• Task to complete
Gather every line of the entries that includes the word "Generate".

☆ ☆ ☆ ☆

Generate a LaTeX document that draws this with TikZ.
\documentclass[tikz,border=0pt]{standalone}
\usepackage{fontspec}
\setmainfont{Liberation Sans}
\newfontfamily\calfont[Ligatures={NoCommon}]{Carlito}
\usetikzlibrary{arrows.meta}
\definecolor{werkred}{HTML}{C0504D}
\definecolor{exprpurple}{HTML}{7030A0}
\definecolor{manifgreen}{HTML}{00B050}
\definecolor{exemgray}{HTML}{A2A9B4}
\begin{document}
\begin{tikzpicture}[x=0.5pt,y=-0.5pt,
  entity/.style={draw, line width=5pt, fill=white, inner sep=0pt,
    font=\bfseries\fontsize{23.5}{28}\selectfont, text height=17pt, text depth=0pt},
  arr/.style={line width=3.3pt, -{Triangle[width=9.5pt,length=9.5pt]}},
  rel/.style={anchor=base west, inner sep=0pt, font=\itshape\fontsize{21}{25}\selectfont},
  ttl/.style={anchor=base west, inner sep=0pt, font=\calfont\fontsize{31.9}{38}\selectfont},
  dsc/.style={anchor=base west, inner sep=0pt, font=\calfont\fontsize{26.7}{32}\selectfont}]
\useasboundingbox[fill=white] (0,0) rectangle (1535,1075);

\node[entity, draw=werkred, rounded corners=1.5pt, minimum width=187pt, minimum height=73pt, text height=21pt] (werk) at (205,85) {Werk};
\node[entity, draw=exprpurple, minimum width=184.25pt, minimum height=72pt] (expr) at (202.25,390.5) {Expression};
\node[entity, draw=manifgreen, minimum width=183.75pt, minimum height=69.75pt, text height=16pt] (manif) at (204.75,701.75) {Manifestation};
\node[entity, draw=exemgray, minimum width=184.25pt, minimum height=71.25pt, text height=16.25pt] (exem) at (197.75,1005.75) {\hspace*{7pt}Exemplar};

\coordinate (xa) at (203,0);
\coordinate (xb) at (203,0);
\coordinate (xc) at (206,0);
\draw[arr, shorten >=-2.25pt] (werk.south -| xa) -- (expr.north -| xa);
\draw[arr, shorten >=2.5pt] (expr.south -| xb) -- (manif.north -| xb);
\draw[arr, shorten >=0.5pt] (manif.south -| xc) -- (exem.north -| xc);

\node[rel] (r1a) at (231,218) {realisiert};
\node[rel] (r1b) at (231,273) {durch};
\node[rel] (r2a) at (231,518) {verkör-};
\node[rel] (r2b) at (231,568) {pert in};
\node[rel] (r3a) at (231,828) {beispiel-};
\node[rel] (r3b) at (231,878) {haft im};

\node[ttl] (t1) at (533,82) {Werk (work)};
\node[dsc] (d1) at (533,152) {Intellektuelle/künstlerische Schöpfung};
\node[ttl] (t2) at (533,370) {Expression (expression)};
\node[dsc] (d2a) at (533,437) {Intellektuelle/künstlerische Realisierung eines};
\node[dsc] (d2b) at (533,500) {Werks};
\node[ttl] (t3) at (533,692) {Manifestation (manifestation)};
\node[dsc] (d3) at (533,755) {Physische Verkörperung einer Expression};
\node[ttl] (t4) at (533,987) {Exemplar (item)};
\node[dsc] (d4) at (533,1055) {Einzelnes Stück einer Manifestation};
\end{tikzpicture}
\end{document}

☆ ☆ ☆ ☆

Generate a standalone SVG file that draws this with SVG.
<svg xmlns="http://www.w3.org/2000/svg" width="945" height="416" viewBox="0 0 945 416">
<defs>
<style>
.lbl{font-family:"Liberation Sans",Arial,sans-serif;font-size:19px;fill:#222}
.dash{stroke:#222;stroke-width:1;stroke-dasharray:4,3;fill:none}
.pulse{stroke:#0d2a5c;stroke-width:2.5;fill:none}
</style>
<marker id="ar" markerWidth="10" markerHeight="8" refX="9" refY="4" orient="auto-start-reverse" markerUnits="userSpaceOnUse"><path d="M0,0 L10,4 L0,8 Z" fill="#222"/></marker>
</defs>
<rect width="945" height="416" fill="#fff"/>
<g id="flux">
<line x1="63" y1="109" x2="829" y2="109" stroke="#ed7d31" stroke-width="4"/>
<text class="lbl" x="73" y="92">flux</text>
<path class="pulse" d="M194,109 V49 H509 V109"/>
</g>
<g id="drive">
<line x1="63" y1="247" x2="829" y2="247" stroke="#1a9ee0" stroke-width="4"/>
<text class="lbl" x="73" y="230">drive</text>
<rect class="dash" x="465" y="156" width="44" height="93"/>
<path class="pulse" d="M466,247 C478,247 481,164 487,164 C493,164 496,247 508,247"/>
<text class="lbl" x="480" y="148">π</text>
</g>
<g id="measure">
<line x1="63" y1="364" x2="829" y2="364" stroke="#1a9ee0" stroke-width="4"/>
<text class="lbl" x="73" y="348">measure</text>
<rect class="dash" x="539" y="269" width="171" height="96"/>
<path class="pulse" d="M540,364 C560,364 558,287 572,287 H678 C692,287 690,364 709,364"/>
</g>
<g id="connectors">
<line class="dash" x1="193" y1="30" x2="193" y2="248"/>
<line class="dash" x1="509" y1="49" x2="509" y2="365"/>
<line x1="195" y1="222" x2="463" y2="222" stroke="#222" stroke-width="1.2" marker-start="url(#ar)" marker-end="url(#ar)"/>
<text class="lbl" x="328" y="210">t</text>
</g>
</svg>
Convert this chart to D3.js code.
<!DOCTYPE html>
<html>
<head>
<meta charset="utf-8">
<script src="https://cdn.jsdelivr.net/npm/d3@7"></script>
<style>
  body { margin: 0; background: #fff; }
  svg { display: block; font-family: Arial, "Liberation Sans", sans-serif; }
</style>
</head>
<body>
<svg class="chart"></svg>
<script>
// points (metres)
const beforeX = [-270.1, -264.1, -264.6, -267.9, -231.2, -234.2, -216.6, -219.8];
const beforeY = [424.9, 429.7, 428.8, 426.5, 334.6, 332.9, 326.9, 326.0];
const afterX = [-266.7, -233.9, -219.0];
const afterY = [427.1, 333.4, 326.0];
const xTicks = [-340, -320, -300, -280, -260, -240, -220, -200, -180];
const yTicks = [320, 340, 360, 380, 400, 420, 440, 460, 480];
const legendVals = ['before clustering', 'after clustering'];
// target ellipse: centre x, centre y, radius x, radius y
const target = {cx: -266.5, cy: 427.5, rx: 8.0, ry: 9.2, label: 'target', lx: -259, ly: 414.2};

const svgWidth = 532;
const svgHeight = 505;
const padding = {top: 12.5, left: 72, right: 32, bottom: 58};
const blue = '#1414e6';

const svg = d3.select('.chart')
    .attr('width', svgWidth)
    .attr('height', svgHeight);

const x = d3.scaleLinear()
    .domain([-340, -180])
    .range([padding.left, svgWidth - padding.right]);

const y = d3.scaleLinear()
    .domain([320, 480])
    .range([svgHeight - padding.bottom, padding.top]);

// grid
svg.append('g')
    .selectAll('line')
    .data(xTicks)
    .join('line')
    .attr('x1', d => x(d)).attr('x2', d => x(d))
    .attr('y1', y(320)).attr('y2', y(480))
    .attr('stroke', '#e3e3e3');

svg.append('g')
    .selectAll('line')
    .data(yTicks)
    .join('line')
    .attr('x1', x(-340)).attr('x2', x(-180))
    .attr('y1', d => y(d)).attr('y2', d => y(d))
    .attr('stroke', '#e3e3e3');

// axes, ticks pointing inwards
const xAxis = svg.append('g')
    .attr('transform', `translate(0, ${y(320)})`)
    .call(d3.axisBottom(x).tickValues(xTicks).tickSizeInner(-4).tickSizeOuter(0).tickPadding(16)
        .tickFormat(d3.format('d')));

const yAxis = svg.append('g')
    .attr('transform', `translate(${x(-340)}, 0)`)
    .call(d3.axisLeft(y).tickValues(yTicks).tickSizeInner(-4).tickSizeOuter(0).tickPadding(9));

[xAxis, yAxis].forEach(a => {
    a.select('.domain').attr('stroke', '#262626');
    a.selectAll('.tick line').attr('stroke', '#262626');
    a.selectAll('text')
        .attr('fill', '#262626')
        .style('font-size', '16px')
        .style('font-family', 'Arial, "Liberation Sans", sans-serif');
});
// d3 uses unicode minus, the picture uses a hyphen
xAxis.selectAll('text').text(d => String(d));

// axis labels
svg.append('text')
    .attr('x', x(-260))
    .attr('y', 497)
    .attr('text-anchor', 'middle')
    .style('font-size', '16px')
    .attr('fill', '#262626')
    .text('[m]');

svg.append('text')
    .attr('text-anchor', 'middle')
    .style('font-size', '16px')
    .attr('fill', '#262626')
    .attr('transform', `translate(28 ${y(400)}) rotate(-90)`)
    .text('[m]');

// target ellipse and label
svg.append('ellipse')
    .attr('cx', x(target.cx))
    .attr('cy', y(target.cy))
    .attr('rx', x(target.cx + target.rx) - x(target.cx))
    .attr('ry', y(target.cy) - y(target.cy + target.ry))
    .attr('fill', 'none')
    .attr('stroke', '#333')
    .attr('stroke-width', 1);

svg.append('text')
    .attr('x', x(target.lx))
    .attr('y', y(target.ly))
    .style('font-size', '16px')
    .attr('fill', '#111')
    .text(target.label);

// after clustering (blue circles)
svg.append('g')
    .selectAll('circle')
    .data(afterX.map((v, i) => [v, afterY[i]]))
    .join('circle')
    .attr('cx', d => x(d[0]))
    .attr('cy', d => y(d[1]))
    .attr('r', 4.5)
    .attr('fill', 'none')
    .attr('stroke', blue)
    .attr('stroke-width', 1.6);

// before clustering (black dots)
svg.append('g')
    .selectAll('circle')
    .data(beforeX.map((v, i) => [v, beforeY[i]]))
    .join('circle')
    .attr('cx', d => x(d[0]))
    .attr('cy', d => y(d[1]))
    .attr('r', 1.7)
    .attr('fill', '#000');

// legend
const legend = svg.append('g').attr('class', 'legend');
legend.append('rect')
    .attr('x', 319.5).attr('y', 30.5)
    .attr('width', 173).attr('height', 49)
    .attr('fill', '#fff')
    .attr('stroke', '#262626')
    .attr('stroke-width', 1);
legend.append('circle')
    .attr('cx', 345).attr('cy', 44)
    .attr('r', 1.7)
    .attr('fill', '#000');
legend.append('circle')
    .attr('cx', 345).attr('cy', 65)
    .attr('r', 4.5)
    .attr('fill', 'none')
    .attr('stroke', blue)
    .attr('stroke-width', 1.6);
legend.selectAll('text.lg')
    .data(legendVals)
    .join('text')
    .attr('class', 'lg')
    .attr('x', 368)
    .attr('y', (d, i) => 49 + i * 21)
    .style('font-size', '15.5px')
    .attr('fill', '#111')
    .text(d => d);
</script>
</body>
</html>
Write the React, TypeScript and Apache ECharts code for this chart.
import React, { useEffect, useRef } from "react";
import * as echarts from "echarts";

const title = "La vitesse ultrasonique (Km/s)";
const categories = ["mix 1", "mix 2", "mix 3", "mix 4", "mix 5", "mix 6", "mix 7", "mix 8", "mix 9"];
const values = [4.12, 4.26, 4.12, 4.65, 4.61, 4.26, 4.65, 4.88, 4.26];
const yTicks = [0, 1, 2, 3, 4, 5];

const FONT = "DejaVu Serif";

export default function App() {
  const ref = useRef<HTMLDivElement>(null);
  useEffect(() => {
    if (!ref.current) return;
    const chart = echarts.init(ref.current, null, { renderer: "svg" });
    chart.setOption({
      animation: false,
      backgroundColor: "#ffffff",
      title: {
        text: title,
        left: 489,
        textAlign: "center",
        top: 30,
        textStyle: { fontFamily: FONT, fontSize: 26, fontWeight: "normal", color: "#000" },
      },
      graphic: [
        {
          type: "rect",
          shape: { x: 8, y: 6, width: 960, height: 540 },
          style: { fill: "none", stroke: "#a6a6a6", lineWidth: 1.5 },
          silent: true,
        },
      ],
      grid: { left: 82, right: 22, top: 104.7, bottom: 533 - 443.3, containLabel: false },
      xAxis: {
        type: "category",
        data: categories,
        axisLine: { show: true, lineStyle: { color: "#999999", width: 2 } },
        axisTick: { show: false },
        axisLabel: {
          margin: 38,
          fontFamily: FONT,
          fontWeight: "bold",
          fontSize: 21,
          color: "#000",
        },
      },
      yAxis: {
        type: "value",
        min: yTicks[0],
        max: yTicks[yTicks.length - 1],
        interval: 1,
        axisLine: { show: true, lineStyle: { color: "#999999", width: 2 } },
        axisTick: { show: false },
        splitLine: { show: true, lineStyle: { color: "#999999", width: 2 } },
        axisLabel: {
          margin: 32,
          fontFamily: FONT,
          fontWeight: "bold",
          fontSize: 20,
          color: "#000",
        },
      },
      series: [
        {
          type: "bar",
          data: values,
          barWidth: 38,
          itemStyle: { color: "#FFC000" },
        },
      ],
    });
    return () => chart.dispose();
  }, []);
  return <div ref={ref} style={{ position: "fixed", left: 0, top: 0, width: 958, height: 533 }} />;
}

☆ ☆ ☆ ☆

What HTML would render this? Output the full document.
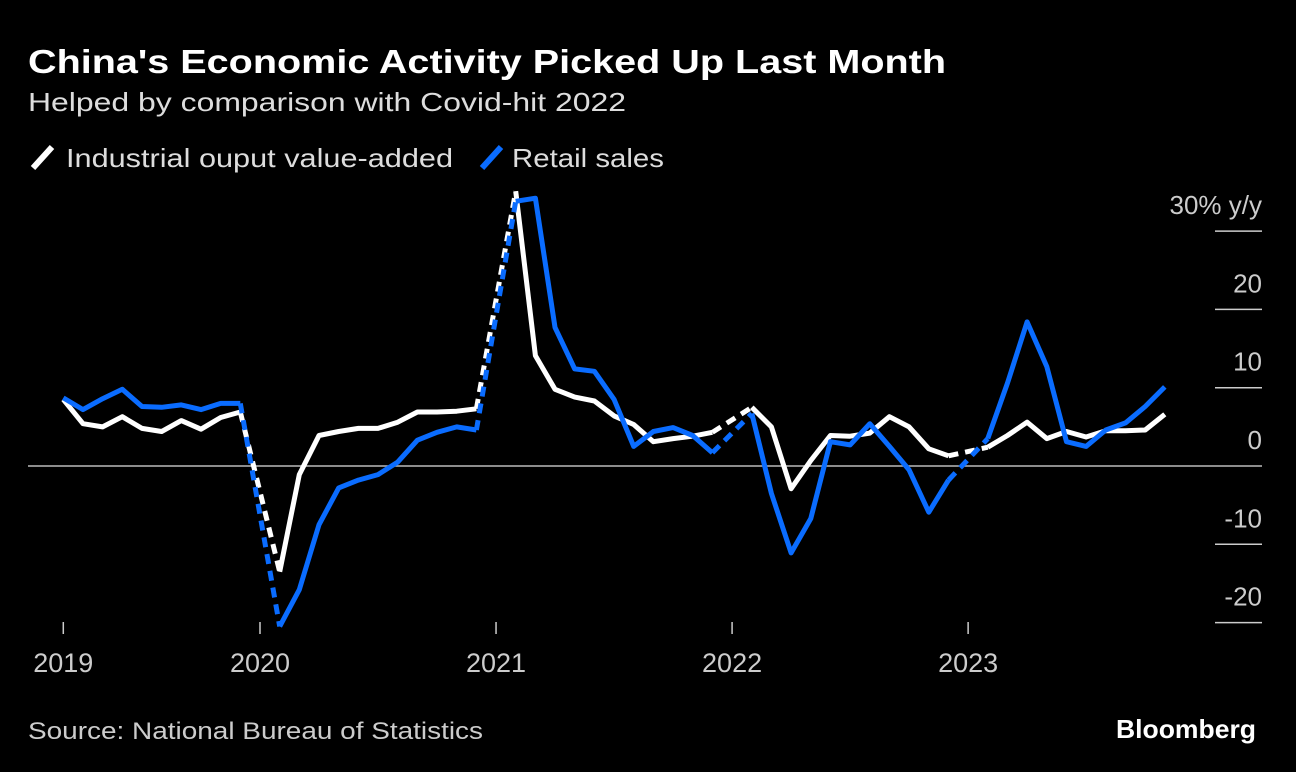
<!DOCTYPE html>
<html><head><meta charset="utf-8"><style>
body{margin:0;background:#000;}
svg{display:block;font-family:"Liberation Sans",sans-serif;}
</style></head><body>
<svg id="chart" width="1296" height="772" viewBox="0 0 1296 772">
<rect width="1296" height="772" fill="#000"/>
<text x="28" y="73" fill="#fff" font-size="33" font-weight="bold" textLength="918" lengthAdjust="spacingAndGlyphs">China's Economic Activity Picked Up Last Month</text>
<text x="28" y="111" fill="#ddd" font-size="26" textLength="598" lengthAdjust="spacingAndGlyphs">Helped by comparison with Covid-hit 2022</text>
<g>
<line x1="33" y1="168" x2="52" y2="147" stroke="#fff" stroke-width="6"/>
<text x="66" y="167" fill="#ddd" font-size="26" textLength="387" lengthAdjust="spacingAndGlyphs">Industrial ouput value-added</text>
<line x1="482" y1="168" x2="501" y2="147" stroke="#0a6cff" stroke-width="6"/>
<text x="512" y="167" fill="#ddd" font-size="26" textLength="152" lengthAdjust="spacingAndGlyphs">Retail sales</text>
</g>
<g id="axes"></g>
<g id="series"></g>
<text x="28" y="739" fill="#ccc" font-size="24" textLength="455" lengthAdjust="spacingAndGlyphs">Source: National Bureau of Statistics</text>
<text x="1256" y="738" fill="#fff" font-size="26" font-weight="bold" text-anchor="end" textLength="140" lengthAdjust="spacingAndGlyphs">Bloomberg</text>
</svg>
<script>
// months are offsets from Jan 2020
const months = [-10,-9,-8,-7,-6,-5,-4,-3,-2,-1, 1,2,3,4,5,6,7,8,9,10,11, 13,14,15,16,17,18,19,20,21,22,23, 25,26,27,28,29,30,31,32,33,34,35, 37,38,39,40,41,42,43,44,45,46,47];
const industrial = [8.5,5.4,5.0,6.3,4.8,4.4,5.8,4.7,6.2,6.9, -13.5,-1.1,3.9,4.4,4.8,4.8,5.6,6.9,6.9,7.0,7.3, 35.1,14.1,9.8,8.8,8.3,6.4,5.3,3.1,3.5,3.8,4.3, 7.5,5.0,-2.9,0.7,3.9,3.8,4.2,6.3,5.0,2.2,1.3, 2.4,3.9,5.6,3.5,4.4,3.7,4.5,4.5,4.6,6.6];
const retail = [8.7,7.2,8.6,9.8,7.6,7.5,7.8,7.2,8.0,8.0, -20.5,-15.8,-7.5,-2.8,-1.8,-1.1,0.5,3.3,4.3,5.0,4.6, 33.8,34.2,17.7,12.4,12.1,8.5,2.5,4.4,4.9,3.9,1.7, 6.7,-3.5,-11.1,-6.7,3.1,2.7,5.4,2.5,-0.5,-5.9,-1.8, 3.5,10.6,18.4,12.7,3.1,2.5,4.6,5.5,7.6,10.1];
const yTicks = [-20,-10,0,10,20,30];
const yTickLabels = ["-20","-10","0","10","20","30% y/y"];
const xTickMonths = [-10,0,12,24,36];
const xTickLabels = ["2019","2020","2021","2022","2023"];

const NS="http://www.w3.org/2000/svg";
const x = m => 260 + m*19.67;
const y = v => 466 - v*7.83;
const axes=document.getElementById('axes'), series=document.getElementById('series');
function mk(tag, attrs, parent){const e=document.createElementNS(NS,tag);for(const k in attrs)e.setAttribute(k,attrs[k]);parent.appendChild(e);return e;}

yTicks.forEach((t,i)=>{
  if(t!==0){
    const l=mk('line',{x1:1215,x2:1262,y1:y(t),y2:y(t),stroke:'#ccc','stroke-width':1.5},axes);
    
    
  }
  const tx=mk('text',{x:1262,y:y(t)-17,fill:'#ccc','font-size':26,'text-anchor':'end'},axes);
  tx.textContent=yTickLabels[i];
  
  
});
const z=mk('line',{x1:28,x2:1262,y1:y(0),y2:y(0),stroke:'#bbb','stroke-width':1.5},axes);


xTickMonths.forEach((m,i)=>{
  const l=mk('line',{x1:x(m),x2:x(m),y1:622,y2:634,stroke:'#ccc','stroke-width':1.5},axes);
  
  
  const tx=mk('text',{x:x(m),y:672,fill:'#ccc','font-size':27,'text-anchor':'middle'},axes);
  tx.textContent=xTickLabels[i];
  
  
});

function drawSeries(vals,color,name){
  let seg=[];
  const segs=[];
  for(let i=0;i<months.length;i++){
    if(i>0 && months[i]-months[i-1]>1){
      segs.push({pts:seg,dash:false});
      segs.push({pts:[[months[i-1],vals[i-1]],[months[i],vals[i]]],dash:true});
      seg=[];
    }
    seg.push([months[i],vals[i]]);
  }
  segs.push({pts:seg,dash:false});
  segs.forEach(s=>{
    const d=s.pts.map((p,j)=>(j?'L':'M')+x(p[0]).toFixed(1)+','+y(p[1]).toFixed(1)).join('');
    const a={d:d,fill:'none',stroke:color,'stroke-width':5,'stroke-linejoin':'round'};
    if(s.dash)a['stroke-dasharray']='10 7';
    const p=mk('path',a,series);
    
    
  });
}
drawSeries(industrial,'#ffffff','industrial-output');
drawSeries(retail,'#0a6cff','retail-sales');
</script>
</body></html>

☆ ☆ ☆ ☆

• Exercise output
Generate a LaTeX document that draws this with TikZ.
Generate a standalone SVG file that draws this with SVG.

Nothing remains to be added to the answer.